Nitrofurans are a class of drugs typically used as antibiotics or antimicrobials. The defining structural component is a furan ring with a nitro group.

Drugs 
Members of this class of drugs include:
 Antibacterials (antibiotics)
 Difurazone (also known as Nitrovin) — an antibacterial growth promoter used in the animal feeds
 Furazolidone
 Nifurfoline
 Nifuroxazide
 Nifurquinazol
 Nifurtoinol
 Nifurzide
 Nitrofural (also known as nitrofurazone)

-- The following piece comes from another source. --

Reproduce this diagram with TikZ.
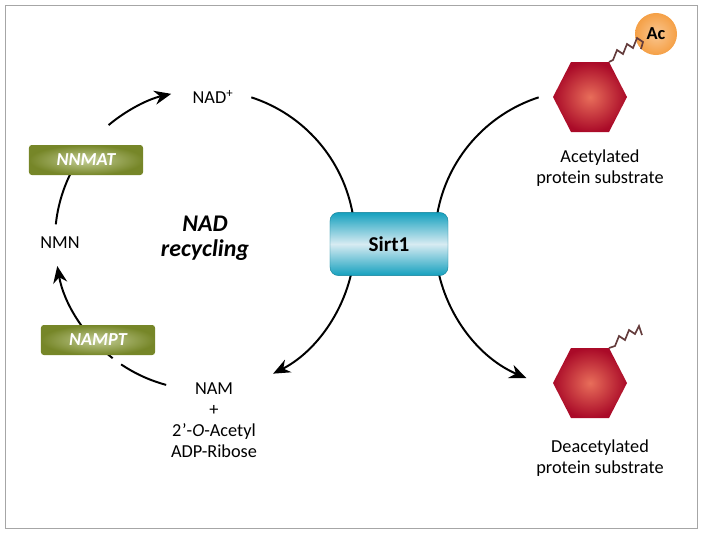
\documentclass[tikz,border=0pt]{standalone}
\usepackage{fontspec}
\setmainfont{Carlito}
\usetikzlibrary{arrows.meta, positioning, shapes.geometric}
\definecolor{olive1}{RGB}{196,206,150}
\definecolor{olive2}{RGB}{118,134,40}
\definecolor{cyan1}{RGB}{215,235,242}
\definecolor{cyan2}{RGB}{20,160,190}
\definecolor{hexred}{RGB}{170,10,40}
\definecolor{hexin}{RGB}{232,110,90}
\definecolor{acorange}{RGB}{245,160,70}
\definecolor{squig}{RGB}{100,60,60}
\tikzset{
  enzyme/.style={rectangle,rounded corners=2pt,minimum width=2.85cm,minimum height=0.75cm,
    inner color=olive1,outer color=olive2,text=white,font=\bfseries\itshape\fontsize{13}{15}\selectfont},
  lbl/.style={align=center,font=\fontsize{13}{15}\selectfont},
  cyc/.style={line width=1.4pt},
  arr/.style={cyc,-{Stealth[length=12pt,width=10pt]}},
}
\begin{document}
\begin{tikzpicture}[x=0.025cm,y=-0.025cm]
    \useasboundingbox (0,0) rectangle (702,533);
    \draw[gray!70,line width=0.6pt] (5,5) rectangle (697,528);
    % linker Kreis (NAD recycling)
    \draw[cyc] (205,240) ++(-72:150) arc (-72:-10:150);
    \draw[arr] (205,240) ++(12:150) arc (12:63:150);
    \draw[arr] (205,240) ++(-130:150) arc (-130:-103:150);
    \draw[cyc] (205,240) ++(-152:150) arc (-152:-174:150);
    \draw[arr] (205,240) ++(-232:150) arc (-232:-190:150);
    \draw[cyc] (205,240) ++(-236:150) arc (-236:-255:150);
    % rechter Kreis
    \draw[cyc] (585,240) ++(-170:150) arc (-170:-108:150);
    \draw[arr] (585,240) ++(-190:150) arc (-190:-247:150);
    % Knoten
    \node[rectangle,rounded corners=6pt,minimum width=2.95cm,minimum height=1.58cm,
      top color=cyan2,bottom color=cyan2,middle color=cyan1,draw=cyan2!80!black,line width=0.3pt,
      font=\bfseries\fontsize{15}{17}\selectfont] (sirt) at (389,244) {Sirt1};
    \node[enzyme] (nnmat) at (86,160) {NNMAT};
    \node[enzyme] (nampt) at (98,340) {NAMPT};
    \node[lbl] (nad) at (213,97) {NAD\textsuperscript{+}};
    \node[lbl] (nmn) at (60,243) {NMN};
    \node[lbl,font=\bfseries\itshape\fontsize{17}{18}\selectfont] (rec) at (205,238) {NAD\\recycling};
    \node[lbl,align=center] (nam) at (214,420) {NAM\\+\\2\kern0.5pt{\textquoteright}-\textit{O}-Acetyl\\ADP-Ribose};
    % Substrate
    \foreach \name/\y in {hexa/97,hexd/383} {
      \shade[inner color=hexin,outer color=hexred]
        (553,\y) -- (571,\y-35) -- (609,\y-35) -- (627,\y) -- (609,\y+35) -- (571,\y+35) -- cycle;
      \coordinate (\name) at (609,\y-35);
    }
    \node[circle,minimum size=1.05cm,inner sep=0pt,inner color=acorange!60,outer color=acorange,
      font=\bfseries\fontsize{13}{15}\selectfont] (ac) at (656,34) {Ac};
    \draw[squig,line width=1.2pt] (hexa) -- ++(4,-2) -- ++(4,-10) -- ++(6,4) -- ++(4,-10)
      -- ++(6,4) -- ++(4,-10) -- ++(6,4) -- (ac.south west);
    \coordinate (tip) at (642,335);
    \draw[squig,line width=1.2pt] (hexd) -- ++(6,-2) -- ++(4,-10) -- ++(6,4) -- ++(4,-10)
      -- ++(6,4) -- ++(4,-8) -- (tip);
    \node[lbl] (acl) at (600,168) {Acetylated\\protein substrate};
    \node[lbl] (dacl) at (600,458) {Deacetylated\\protein substrate};
\end{tikzpicture}
\end{document}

 Nitrofurantoin — a drug used to treat urinary tract infections
 Ranbezolid — technically an oxazolidinone antibiotic bearing a nitrofuran group
 Antimicrobials
 Furaltadone — an antiprotozoal
 Furazidine — an antibacterial and antiprotozoal
 Furaginum — an antibacterial
 Furylfuramide — a formerly used food preservative
 Nifuratel — an antiprotozoal and antifungal
 Nifurtimox — an antiprotozoal
 FANFT, a potent nitrofuran derivative tumor initiator. It causes bladder tumors in all animals studied and is mutagenic to many bacteria.

Regulation
The European Union has banned the use of Nitrofurans in food-producing animals. In the 2000s, a number of meat imports were destroyed after nitrofurans were found, including chicken imported from Portugal, and chicken imported from Thailand and Brazil.